Consider when we fixed \(V _ 1 \sqcup V _ 2 = V, V _ 3 \subset V _ 2\), the value of \(g = \sum \limits _ { E _ 1 \sqcup E _ 2 = E } \mathbf{1} _ { \forall u \in V _ 3, \forall e \in N( u ), e \in E _ 1 \ } \mathbf{1} _ { \{ e = ( u, v ): e \in E _ 1, u, v \in V _ 2 \} = \varnothing }\).

• \(\forall e \in E[ V _ 1 ] \cup E[ V _ 1, V _ 2 \setminus V _ 3 ]\), \(e\) can in either \(E _ 1\) or \(E _ 2\), both situations affect nothing about others.
• \(\forall e \in E[ V _ 3 ] \cup E[ V _ 3, V _ 2 \setminus V _ 3 ]\), \(e\) can in neither \(E _ 1\) nor \(E _ 2\).
• \(\forall e \in E[ V _ 2 \setminus V _ 3 ]\), \(e\) must in \(E _ 2\).
• \(\forall e \in E[ V _ 1, V _ 3 ]\), \(e\) must in \(E _ 1\).

So \(g = 2 ^ { \# E[ V _ 1 ] + \# E[ V _ 1, V _ 2 \setminus V _ 3 ] } \cdot 0 ^ { \# E[ V _ 3 ] + \# E[ V _ 3, V _ 2 \setminus V _ 3 ] } \equiv \mathbf{1} _ { \# E[ V _ 1 ] = \# E[ V _ 1, V _ 2 \setminus V _ 3 ] = \# E[ V _ 3 ] = \# E[ V _ 3, V _ 2 \setminus V _ 3 ] = 0 } \pmod{ 2 }\).

Bring into \((\star)\), we get \(f \equiv \sum \limits _ { V _ 1 \sqcup V _ 3 \sqcup V _ 4 = V } \mathbf{1} _ { \# E[ V _ 1 ] = \# E[ V _ 1, V _ 4 ] = \# E[ V _ 3 ] = \# E[ V _ 3, V _ 4 ] = 0 } \pmod{ 2 }\), where \(V _ 4\) denote \(V _ 2 \setminus V _ 3\).

Let \(F = \{ ( V _ 1, V _ 3, V _ 4 ): V _ 1 \sqcup V _ 3 \sqcup V _ 4 = V, \# E[ V _ 1 ] = \# E[ V _ 1, V _ 4 ] = \# E[ V _ 3 ] = \# E[ V _ 3, V _ 4 ] = 0 \}\).
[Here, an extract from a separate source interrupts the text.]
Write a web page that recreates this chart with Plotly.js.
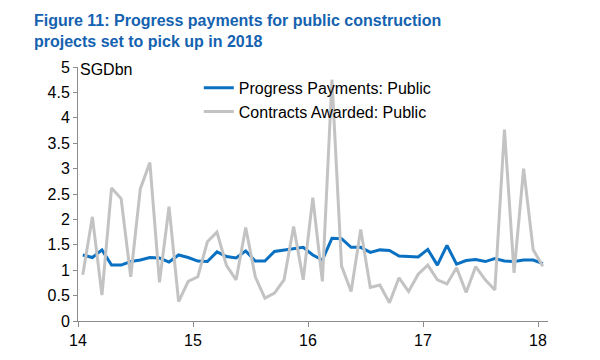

Then \(f \equiv |F| \pmod{ 2 }\).

Consider the mapping \(\varphi: F \to F\) defined by \(\varphi( V _ 1, V _ 3, V _ 4 ) = ( V _ 3, V _ 1, V _ 4 )\). Easy to notice:

• \(\forall ( V _ 1, V _ 3, V _ 4 ) \in F\), \(\varphi( \varphi( V _ 1, V _ 3, V _ 4 ) ) = ( V _ 1, V _ 3, V _ 4 )\).
• \(\forall ( V _ 1, V _ 3, V _ 4 ) \in F\), \(\varphi( V _ 1, V _ 3, V _ 4 ) = ( V _ 1, V _ 3, V _ 4 )\) iff \(V _ 1 = V _ 3\) iff \(V _ 1 = V _ 3 = \varnothing, V _ 4 = V\) is uniquely determined.

So that \(|F| \equiv 1 \pmod{ 2 }\). Which leads to the final answer \(f \equiv 1 \pmod{ 2 }\).